Wandsworth Student To Pay £90k After Fake Goods Bust


Zhanhong Zheng masterminded a £3m counterfeit goods racket

The 25-year-old mastermind behind a £3m counterfeit goods racket has been ordered to pay tens of thousands of pounds in ill-gotten gains to the public purse.

Zhanhong Zheng prompted a public health alert after it emerged he was selling fake designer brand jewellery and cufflinks containing high levels of poisonous nickel.

The foreign student was arrested following a major investigation by Wandsworth Council's Trading Standards officers, who - in one of UK Trading Standards' largest counterfeit jewellery seizures - discovered he had amassed a £3m haul of fake jewellery, pens, sunglasses, and handbags.

At Kingston Crown Court on May 29th a judge made a confiscation order of £66,790 and told Zheng to pay costs to Wandsworth Council amounting to £23,700.

Added to the seizure of £560 in cash from Zheng's criminal enterprise, a total of £91,050 was recovered through a Proceeds of Crime hearing brought about by Wandsworth Trading Standards.

The council's cabinet member for community safety, Councillor Jonathan Cook, said: "This hearing brings to a close a case involving one of the country's largest seizures of counterfeit goods carried out by Trading Standards officers in terms of the value of the goods seized - and it was certainly the biggest ever in Wandsworth.

"It was a sophisticated and organised operation and I am pleased that this order, together with the destruction of all the jewellery seized, has demonstrated that the courts will wipe out all personal profits from this type of crime.

"It also sends out a strong warning that Wandsworth will use the full force of the law against counterfeiters. In this instance, the goods were not just poor value for money, but they were positively dangerous."

Zheng, of Draycott Court, Battersea, had previously been given an 18 month prison sentence at Kingston Crown Court on November 3 2011 after he pleaded guilty to 15 counts under the Trade Marks Act 1994 for unauthorised use of a trade mark and one count under the REACH Enforcement Regulations 2008 for placing on the market articles of jewellery that exceed the limit of nickel release set down in the regulations.

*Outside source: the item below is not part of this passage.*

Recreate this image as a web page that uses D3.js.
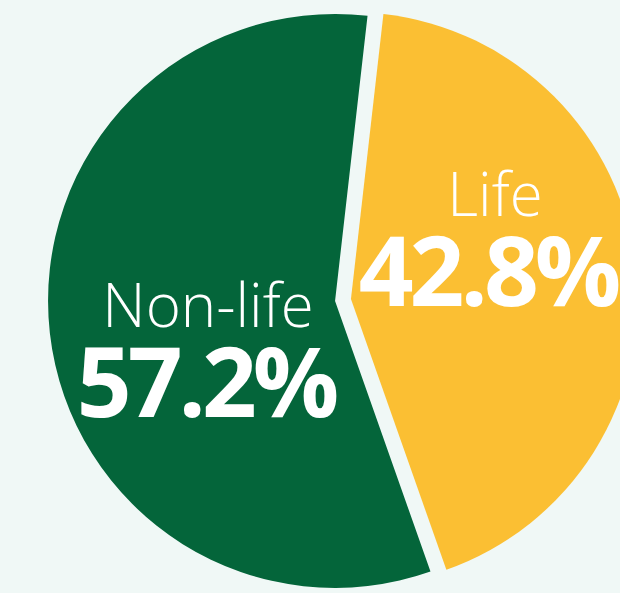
<!DOCTYPE html>
<html lang="en">
<head>
<meta charset="UTF-8">
<title>Insurance premiums: Life vs Non-life</title>
<script src="https://d3js.org/d3.v7.min.js"></script>
<style>
  html, body { margin: 0; padding: 0; background: #f0f8f6; }
  svg { display: block; }
  .name { font-family: "Open Sans", sans-serif; font-weight: 300; fill: #fff; }
  .pct { font-family: "Open Sans", sans-serif; font-weight: 700; fill: #fff; }
</style>
</head>
<body>
<script>
// data
const categories = ["Life", "Non-life"];
const shares = [42.8, 57.2];
const pctLabels = ["42.8%", "57.2%"];

const colors = ["#fbbf33", "#04653a"];

const width = 620, height = 593;
const cx = 343, cy = 300, radius = 287;
const explode = 8;
const startDeg = 6.5;

// label anchor offsets relative to slice centroid (px): name dx, pct dx, dy
const labelShift = [[-5, -12, -33], [22, 20, 42]];

const svg = d3.select("body").append("svg")
    .attr("width", width)
    .attr("height", height);

svg.append("rect")
    .attr("width", width)
    .attr("height", height)
    .attr("fill", "#f0f8f6");

const start = startDeg * Math.PI / 180;
const pie = d3.pie()
    .sort(null)
    .value(d => d.value)
    .startAngle(start)
    .endAngle(start + 2 * Math.PI);

const data = categories.map((c, i) => ({ name: c, value: shares[i], pct: pctLabels[i], color: colors[i], idx: i }));
const arcs = pie(data);

const arc = d3.arc().innerRadius(0).outerRadius(radius);
const labelArc = d3.arc().innerRadius(150).outerRadius(150);

const g = svg.append("g").attr("transform", `translate(${cx},${cy})`);

const slice = g.selectAll("g.slice")
    .data(arcs)
    .enter().append("g")
    .attr("class", "slice")
    .attr("transform", d => {
        const mid = (d.startAngle + d.endAngle) / 2;
        return `translate(${Math.sin(mid) * explode},${-Math.cos(mid) * explode})`;
    });

slice.append("path")
    .attr("d", arc)
    .attr("fill", d => d.data.color);

slice.each(function (d) {
    const [lx, ly] = labelArc.centroid(d);
    const s = labelShift[d.data.idx];
    const y = ly + s[2];
    const sel = d3.select(this);
    sel.append("text")
        .attr("class", "name")
        .attr("x", lx + s[0])
        .attr("y", y - 33)
        .attr("text-anchor", "middle")
        .attr("font-size", 60)
        .text(d.data.name);
    sel.append("text")
        .attr("class", "pct")
        .attr("x", lx + s[1])
        .attr("y", y + 57)
        .attr("text-anchor", "middle")
        .attr("font-size", 96)
        .attr("letter-spacing", -4)
        .text(d.data.pct);
});
</script>
</body>
</html>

Scientific tests on pieces of jewellery he was selling conducted at the Birmingham Assay Office revealed they contained levels of nickel up to 28 times higher than health and safety laws allow.

He had been keeping the dodgy merchandise in a storage unit in Battersea and selling it at markets in Wandsworth, Kempton Park , Bovingdon, Wembley and Dagenham.

Zheng, who claimed the goods were genuine products from brands such as Chanel, Rolex, Dior, Gucci and Swarovski, also sold items online and from stalls in shopping centres in the south east.

He even set up a website and registered his own trademark - Franz Loussica jewellery - as a front to disguise his counterfeiting operation. Most of the pieces turned out to be nothing more than gold or silver plated brass.

After the council-led seizure in 2010, more than 9,000 items of fake designer goods, which had a retail value in excess of £3m, were ordered to be destroyed.

Officers believe Zheng, who came to the UK from China in 2003 on a post study work visa, had been running the racket for at least two years. He was ordered to be deported at the completion of his sentence.